Antigamente, as famílias eram mais numerosas, em termos dos locais que frequento, onde vivo. Meus pais, por exemplo, tiveram seis filhos e somos vários tios e primos. Já a geração de sobrinhos diminuiu bastante. Isso quer dizer que a gente crescia sendo forçado a dividir.
A minha primeira bicicleta, eu herdei de uma irmã mais velha. Os livros da escola, roupas, uniformes, brinquedos, quase tudo eu herdava, porque sou o caçula. Tínhamos que dividir o banho, os programas de televisão, a ida ao cinema, o lanche, o carro, os bifes, os espaços da casa. Aprendi, assim, a compartilhar sem dramas. Meu pai comprou um violão e três de nós fomos aprender o mesmo instrumento. Meu piano só chegou quando eu pude ajudar a minha mãe a pagar, com a bolsa de iniciação científica da faculdade.
Imagina sair com seis filhos, quanto meu pai iria gastar? Pouquíssimas vezes fomos almoçar fora e somente viajamos à praia duas vezes, todos juntos. Hotel? Nunca nem víamos. Prioridade era educação escolar – meu pai nunca se negou a pagar pelos estudos dos filhos, nisso ele jamais economizou. Eu cresci sabendo bem a minha ordem na fila da vida e a importância que os valores éticos têm sobre as demais coisas. E era assim com a maioria dos amigos da minha época: raramente havia alguém que era filho único.
Hoje, há uma profusão de filhos únicos e, baseando-me na minha experiência com meu único rebento, noto que essa exclusividade acaba tolhendo dele oportunidades de treinar o esperar, o não poder, o herdar. Logicamente, a gente tenta não dar tudo, não comprar tudo, nem fazer todas as vontades do filho, mas ele sempre vai ter a certeza de que será o primeiro a obter algo dos pais. A questão da divisão, nesse contexto, acaba prejudicada. A gente ensina e fala, mas nada se compara ao aprendizado que a experiência na própria pele provoca.

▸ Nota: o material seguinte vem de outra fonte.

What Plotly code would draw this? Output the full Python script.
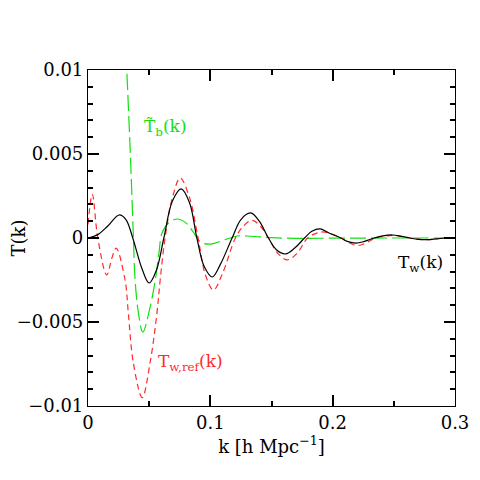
import plotly.graph_objects as go

# ---- data ----
k_w = [0, 0.008, 0.016, 0.0254, 0.031, 0.0366, 0.044, 0.050, 0.056, 0.062, 0.069, 0.0762,
       0.083, 0.089, 0.095, 0.1016, 0.108, 0.1178, 0.125, 0.133, 0.140, 0.1475, 0.154, 0.1615,
       0.169, 0.177, 0.183, 0.190, 0.197, 0.2066, 0.212, 0.219, 0.226, 0.234, 0.241, 0.249,
       0.256, 0.263, 0.270, 0.277, 0.285, 0.292, 0.3]
T_w = [0, 0.0002, 0.0007, 0.00137, 0.0011, 0.0, -0.0018, -0.00268, -0.0019, 0.0, 0.0022, 0.00292,
       0.0021, 0.0, -0.0017, -0.00232, -0.0016, 0.0, 0.0011, 0.00149, 0.0010, 0.0, -0.0007, -0.00095,
       -0.0006, 0.0, 0.0004, 0.00054, 0.0003, 0.0, -0.0002, -0.0003, -0.0002, 0.0, 0.00013, 0.00018,
       0.0001, 0.0, -0.00008, -0.0001, -0.00005, 0.0, 0.00002]

k_ref = [0, 0.0035, 0.008, 0.0153, 0.0195, 0.023, 0.0303, 0.033, 0.037, 0.0443, 0.0508, 0.0563,
         0.059, 0.063, 0.069, 0.0754, 0.083, 0.090, 0.096, 0.1025, 0.110, 0.1205, 0.127, 0.134,
         0.141, 0.1475, 0.155, 0.163, 0.171, 0.1795, 0.186, 0.192, 0.199, 0.207, 0.214, 0.2205,
         0.227, 0.235, 0.242, 0.249, 0.256, 0.263, 0.270, 0.277, 0.285, 0.292, 0.3]
T_ref = [0.0008, 0.0026, 0.0, -0.0022, -0.0012, -0.0006, -0.0025, -0.0045, -0.0074, -0.0095, -0.0074,
         -0.0045, -0.0025, 0.0, 0.0024, 0.00357, 0.0024, 0.0, -0.0022, -0.0031, -0.0021, 0.0, 0.0007,
         0.00105, 0.0007, 0.0, -0.0009, -0.0013, -0.0009, 0.0, 0.00026, 0.00036, 0.00025, 0.0, -0.0003,
         -0.00045, -0.0003, 0.0, 0.0001, 0.00015, 0.0001, 0.0, -0.00007, -0.0001, -0.00005, 0.0, 0.00002]

k_b = [0.027, 0.030, 0.0317, 0.0345, 0.037, 0.0385, 0.0413, 0.0448, 0.0508, 0.055, 0.058, 0.0605,
       0.066, 0.073, 0.080, 0.086, 0.092, 0.100, 0.112, 0.122, 0.130, 0.140, 0.150, 0.170, 0.200,
       0.250, 0.3]
T_b = [0.016, 0.0128, 0.010, 0.0052, 0.0003, -0.0025, -0.0045, -0.0056, -0.0041, -0.0025, -0.0009,
       0.0003, 0.0009, 0.00113, 0.0009, 0.00036, -0.00024, -0.00036, -0.0001, 0.00012, 0.00012,
       0.00007, 0.00002, -0.00002, -0.00001, 0.0, 0.0]

x_tickvals = [0, 0.1, 0.2, 0.3]
x_ticktext = ["0", "0.1", "0.2", "0.3"]
y_tickvals = [0.01, 0.005, 0, -0.005, -0.01]
y_ticktext = ["0.01", "0.005", "0", "\u22120.005", "\u22120.01"]

FONT = "DejaVu Serif"
GREEN = "#11e011"
RED = "#ff2a2a"

fig = go.Figure()
fig.add_trace(go.Scatter(x=k_b, y=T_b, mode="lines", line=dict(color=GREEN, width=1.2, dash="16px,5px", shape="spline"), showlegend=False))
fig.add_trace(go.Scatter(x=k_ref, y=T_ref, mode="lines", line=dict(color=RED, width=1.2, dash="6px,4px", shape="spline"), showlegend=False))
fig.add_trace(go.Scatter(x=k_w, y=T_w, mode="lines", line=dict(color="black", width=1.2, shape="spline"), showlegend=False))

fig.add_annotation(x=0.0634, y=0.0066, text="T\u0303<sub>b</sub>(k)", showarrow=False, font=dict(family=FONT, size=17, color=GREEN))
fig.add_annotation(x=0.272, y=-0.00149, text="T<sub>w</sub>(k)", showarrow=False, font=dict(family=FONT, size=17, color="black"))
fig.add_annotation(x=0.0836, y=-0.0074, text="T<sub>w,ref</sub>(k)", showarrow=False, font=dict(family=FONT, size=17, color=RED))

axis_common = dict(showline=True, linecolor="black", linewidth=1.2, mirror="allticks", ticks="inside",
                   ticklen=11, tickwidth=1.5, tickcolor="#000000",
                   showgrid=False, zeroline=False, automargin=False,
                   tickfont=dict(family=FONT, size=18, color="black"))

fig.update_xaxes(range=[0, 0.3], tickmode="array", tickvals=x_tickvals, ticktext=x_ticktext,
                 minor=dict(dtick=0.05, tick0=0, ticks="inside", ticklen=5, tickwidth=1.5, tickcolor="#000000"),
                 title=dict(text="k [h Mpc<sup>\u22121</sup>]", font=dict(family=FONT, size=18, color="black"), standoff=8),
                 **axis_common)
fig.update_yaxes(range=[-0.01, 0.01], tickmode="array", tickvals=y_tickvals, ticktext=y_ticktext,
                 minor=dict(dtick=0.001, tick0=0, ticks="inside", ticklen=5, tickwidth=1.5, tickcolor="#000000"),
                 title=dict(text="T(k)", font=dict(family=FONT, size=18, color="black"), standoff=14),
                 **axis_common)

fig.update_layout(template="none", width=480, height=480, margin=dict(l=80, r=33, t=62, b=82),
                  plot_bgcolor="white", paper_bgcolor="white")

fig.write_html("out.html")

Não vou afirmar ser isso a causa principal do egoísmo que permeia as novas gerações, mas que é um determinante razoável, isso é. Eu convivo com adolescentes e percebo que a muitos lhes falta essa prática de se enxergar como parte de um todo, como alguém que não vive sozinho e, portanto, não pode fazer o que quiser da vida. Há muita dificuldade em se enxergar o outro, que dirá se colocar no lugar do outro. E isso eu posso comprovar cada vez que passeio pelas redes sociais e leio os comentários pelas páginas de lá. Muitas pessoas discursam ódio, raiva, sem qualquer traço de empatia e de tolerância para discutir civilizadamente com quem pensa do modo contrário, com quem discorda. Tudo é levado para o lado pessoal, de maneira infantil e, na maioria das vezes, agressiva.
Há que se atentar para isso, urgentemente, no sentido de se resgatarem princípios mínimos de convivência, ou tudo vai desandar de vez, porque o que se vê é inadmissível, inaceitável. Viver em grupo requer conscientizar-se do alcance do que se fala e se faz. Infelizmente, tem gente que só vai entender o que é ferrar com o emocional do outro quando lhe jogarem essa dor de volta. Muitos, nem isso. Por essa razão é que tem tanta gente tentando justificar falta de empatia, enquanto fica orbitando em volta do próprio umbigo. Lamentável.